As for the racism, sexism, ableism: These are problems not with anonymous student evaluations in particular, but with any evaluation of anything performed by human beings, whose implicit bias ought to be noticed before it can be addressed. (Symphony orchestras alleviated sexism in hiring by conducting auditions behind a curtain, which isn’t a solution those of us who value face-to-face teaching can use.)   Yet numbers can show one teacher whether she’s improving, or where a particular course went wrong. Bias that favors men over women, or tall teachers over short ones, won’t affect evaluations that pertain to the same teacher’s various courses, given that most teachers don’t change height or gender between semesters.  (Midterm evaluations can also help a teacher improve a course while there’s still time.)

Of course, some teachers do change gender; evaluations have helped at least one transgender professor consider how students saw him during and after transition. Evaluations identify both good and bad reactions to visible difference, telling us what to encourage and what should raise an alarm. Chairmen and deans should want to find out whether students respect teachers’ gender transitions and whether teachers show respect for students. These forms are one way students can let us know.

Chairmen and deans also need to know when classroom teaching fails: when a professor makes catastrophically wrong assumptions as to what students already know, for example, or when students find a professor incomprehensible thanks to her thick Scottish accent. Student evaluations are one of just a few venues through which that information can travel, short of a student’s coming to visit a chairman in person or filing a formal complaint. Responsible registrars—my institution has one—also have ways to reduce the impact of trolls. When I got a long, jeering, negative evaluation some years back, stuck in among the positives (and lowering their average), I complained, and the registrar then discovered that this student had done the same thing in every course. (I’ve been told there’s a note in the files to that effect, though I don’t know if the tallied average changed.)

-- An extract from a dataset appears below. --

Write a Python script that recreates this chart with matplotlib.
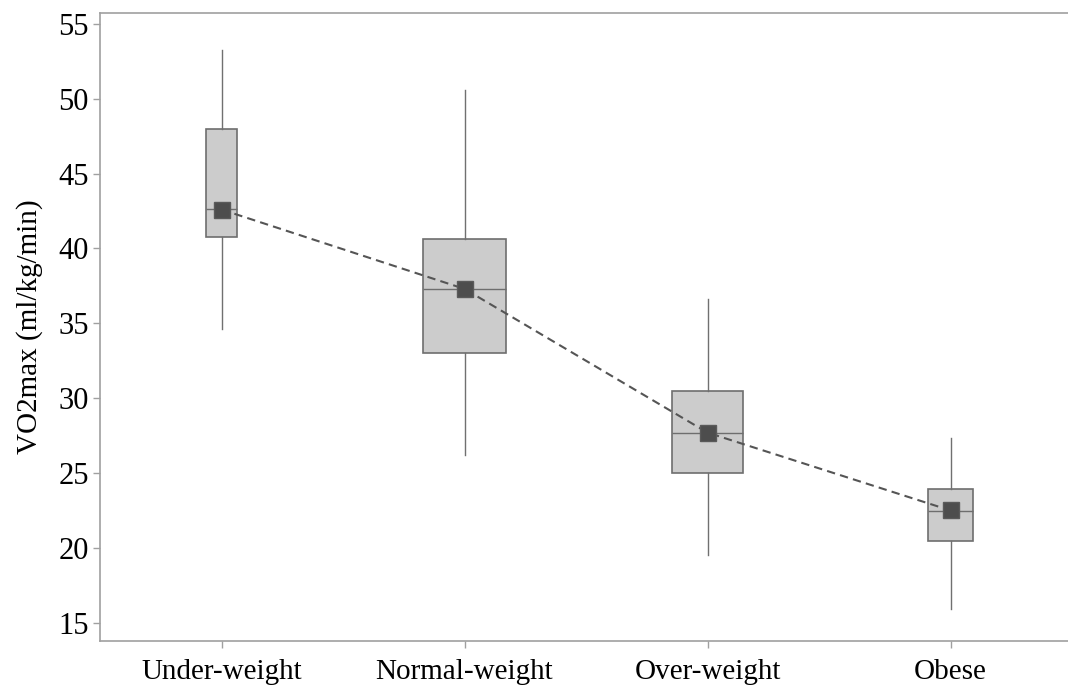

“O wad some Pow’r the giftie gie us/ To see oursels as others see us!” Robert Burns wrote, in a poem with a thick Scottish accent. “It wad frae manie a blunder free us.”  That power lies in student evaluations. They have obvious flaws, and all college teachers know how they can be misused—but colleges, and instructors, do better with them than without them. They can free teachers from blunders as well as flatter our self-regard, they remind us that if we care what our students learn, we ought to care about what they think; anonymous evaluations are one of the few ways that we can try to find out.